Toutes les deux semaines sur Euradio, retrouvez « Fréquence Europe », la chronique de Radio Judaïca et l’Europe Direct Strasbourg, présentée par Olivier Singer.
La crise du Covid-19 avait entre autres révélé que l’Europe est vulnérable face aux pénuries de médicaments. Olivier, cinq ans plus tard, l’Europe a-t-elle pris la mesure du problème ?
Effectivement, avec la crise du Covid, l’Europe a pris conscience de sa dépendance en matière de médicaments. Rappelez-vous, au plus fort de la pandémie, des États se disputaient masques et vaccins, tandis que les pénuries de paracétamol ou d’amoxicilline mettaient sous tension les systèmes de santé. Plus récemment encore, des traitements essentiels, comme certains anticancéreux ou antibiotiques, ont manqué dans plusieurs pays de l’UE.
Mais, Olivier quels sont les causes de ses pénuries ?
Les raisons sont multiples, D’abord, la production des composants des médicaments génériques s’est massivement déplacée hors d’Europe. Aujourd’hui, huit antibiotiques sur dix consommés en Europe sont produits en Asie, principalement en Chine et en Inde. Ces pays se sont imposés comme leaders mondiaux en raison de coûts plus bas et de réglementations plus souples. En parallèle, les États européens ont favorisé les génériques pour réduire les dépenses de santé, renforçant ainsi cette dépendance. Enfin, les stratégies de production en flux tendu limitent les stocks disponibles et rendent les ruptures plus fréquentes.
Face à ce constat, l’UE veut reprendre la main avec une proposition de directive pour mieux anticiper et gérer les pénuries.

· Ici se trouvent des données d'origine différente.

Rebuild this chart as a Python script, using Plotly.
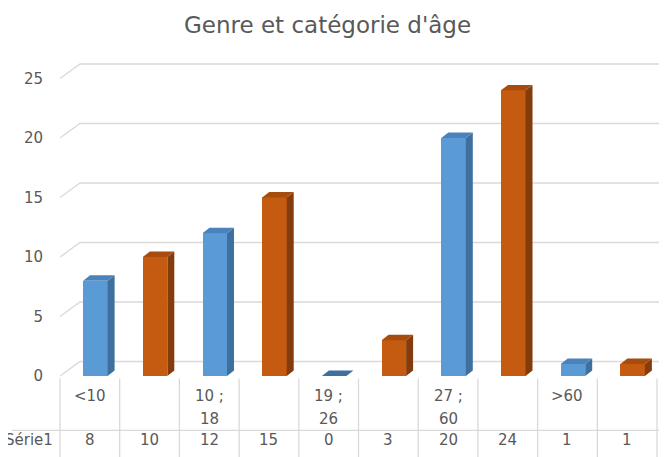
import plotly.graph_objects as go

# ---------------- data ----------------
categories = ["<10", "", "10 ;<br>18", "", "19 ;<br>26", "", "27 ;<br>60", "", ">60", ""]
values = [8, 10, 12, 15, 0, 3, 20, 24, 1, 1]
series_name = "Série1"
title = "Genre et catégorie d'âge"
y_ticks = [0, 5, 10, 15, 20, 25]

# ---------------- style ----------------
FRONT = ["#5B9BD5", "#C55A11"]
SIDE = ["#3E6F9F", "#843C0C"]
TOP = ["#4A82BC", "#A84C0E"]
TXT = "#595959"
GRID = "#D9D9D9"
FONT = "DejaVu Sans"
FS = 15

OFF = 8                      # page body margin
W, H = 667 - OFF, 457 - OFF  # figure size
# page-pixel geometry
PX_L, PX_R = 60, 667
CW = 59.7            # pixels per category
PY0, PY_TOP = 376.5, 58
UY = 11.92           # pixels per unit
xmin = -0.5
xmax = xmin + (PX_R - PX_L) / CW
ymax = (PY0 - PY_TOP) / UY

def fx(px):
    return (px - PX_L) / (PX_R - PX_L)

def fy(py):
    return (PY0 - py) / (PY0 - PY_TOP)

n = len(values)
xs = list(range(n))
bar_w = 24.5 / CW
bar_off = -bar_w / 2 + 5.5 / CW
dx = 7 / CW
dy = 5.5 / UY
gdx = 20 / CW
gdy = 14.5 / UY

fig = go.Figure()

# front faces
fig.add_trace(go.Bar(
    x=xs, y=values, width=bar_w, offset=bar_off,
    marker=dict(color=[FRONT[i % 2] for i in range(n)], line=dict(width=0)),
    hoverinfo="skip", showlegend=False,
))

# side and top faces
for i, v in enumerate(values):
    x0 = xs[i] + bar_off
    x1 = x0 + bar_w
    if v > 0:
        fig.add_trace(go.Scatter(
            x=[x1, x1 + dx, x1 + dx, x1, x1], y=[0, dy, v + dy, v, 0],
            fill="toself", fillcolor=SIDE[i % 2], mode="lines",
            line=dict(width=0, color=SIDE[i % 2]), hoverinfo="skip", showlegend=False))
    fig.add_trace(go.Scatter(
        x=[x0, x0 + dx, x1 + dx, x1, x0], y=[v, v + dy, v + dy, v, v],
        fill="toself", fillcolor=(TOP[i % 2] if v > 0 else SIDE[i % 2]), mode="lines",
        line=dict(width=0, color=TOP[i % 2]), hoverinfo="skip", showlegend=False))

shapes = []
# 3D gridlines (front diagonal + back wall line)
for t in y_ticks:
    shapes.append(dict(type="path", xref="x", yref="y", layer="below",
                       path=f"M {xmin} {t} L {xmin + gdx} {t + gdy} L {xmin + (662 - PX_L) / CW} {t + gdy}",
                       line=dict(color=GRID, width=1.3)))

# data table lines
for k in range(n + 1):
    px = PX_L + k * CW
    shapes.append(dict(type="line", xref="paper", yref="paper",
                       x0=fx(px), x1=fx(px), y0=fy(379), y1=fy(460),
                       line=dict(color=GRID, width=1.3)))
shapes.append(dict(type="line", xref="paper", yref="paper",
                   x0=fx(12), x1=fx(660), y0=fy(431), y1=fy(431),
                   line=dict(color=GRID, width=1.3)))

annotations = []
for i, c in enumerate(categories):
    for j, part in enumerate(c.split("<br>")):
        if part:
            annotations.append(dict(x=xs[i], y=fy(397 + 23 * j), xref="x", yref="paper",
                                    text=part, showarrow=False, xanchor="center", yanchor="middle",
                                    font=dict(size=FS, color=TXT, family=FONT)))
    annotations.append(dict(x=xs[i], y=fy(441), xref="x", yref="paper",
                            text=str(values[i]), showarrow=False, xanchor="center", yanchor="middle",
                            font=dict(size=FS, color=TXT, family=FONT)))
annotations.append(dict(x=fx(55), y=fy(441), xref="paper", yref="paper",
                        text=series_name, showarrow=False, xanchor="right", yanchor="middle",
                        font=dict(size=FS, color=TXT, family=FONT)))
annotations.append(dict(x=fx(327), y=fy(25), xref="paper", yref="paper",
                        text=title, showarrow=False, xanchor="center", yanchor="middle",
                        font=dict(size=23, color=TXT, family=FONT)))

fig.update_layout(
    width=W, height=H,
    margin=dict(l=PX_L - OFF, r=667 - PX_R, t=PY_TOP - OFF, b=457 - PY0),
    paper_bgcolor="white", plot_bgcolor="white",
    xaxis=dict(range=[xmin, xmax], showgrid=False, zeroline=False, showticklabels=False,
               showline=False, fixedrange=True),
    yaxis=dict(range=[0, ymax], tickvals=y_ticks, showgrid=False, zeroline=False,
               showline=False, ticks="", ticklabelstandoff=16,
               tickfont=dict(size=FS, color=TXT, family=FONT)),
    shapes=shapes, annotations=annotations,
    bargap=0, showlegend=False,
)

fig.write_html("out.html")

Que propose la Commission européenne ?
D’abord, l’établissement d’une liste européenne de médicaments critiques, c’est-à-dire des traitements indispensables dont l’indisponibilité aurait un impact majeur sur les patients. On y retrouve notamment des anticancéreux, des antibiotiques, des vaccins et des traitements pour les maladies rares. Ensuite, les industriels devront constituer des stocks de sécurité et signaler plus tôt les risques de rupture. L’UE veut aussi acheter européen et produire européen. Elle souhaite inciter les États membres à passer des commandes groupées pour faire baisser les prix et créer, à terme, un marché unique du médicament. En parallèle, des fonds européens seraient mobilisés pour soutenir la relocalisation de la production, avec des subventions pour la construction d’usines de fabrication de médicaments critiques.
Mais cette proposition est-elle à la hauteur des défis ?
Déjà, un point crucial : ce ne sont pas les institutions européennes qui achètent et distribuent les médicaments, mais bien les États membres. L’UE peut fixer un cadre et encourager la coopération, mais elle ne gère pas directement les commandes.
Un point suscite pour l’instant la critique, c’est comme souvent le nerf de la guerre : le financement. Relocaliser coûte cher, et la directive ne prévoit pas de budget spécifique, de budget dédié. Certains États dont l’Allemagne voudraient l’intégrer aux financements européens pour la défense, Ils estiment que la lutte contre la pénurie de médicaments devrait être considérée comme en enjeu de sécurité. Mais cette idée divise. D’autres pointent un manque d’ambition : sans incitations plus fortes pour relocaliser la production en Europe, la dépendance aux fournisseurs étrangers restera un problème.
En tout cas, c’est désormais aux États membres et au Parlement européen de s’emparer de ce texte et le modifier afin de garantir aux européens un accès sûr et équitable aux médicaments.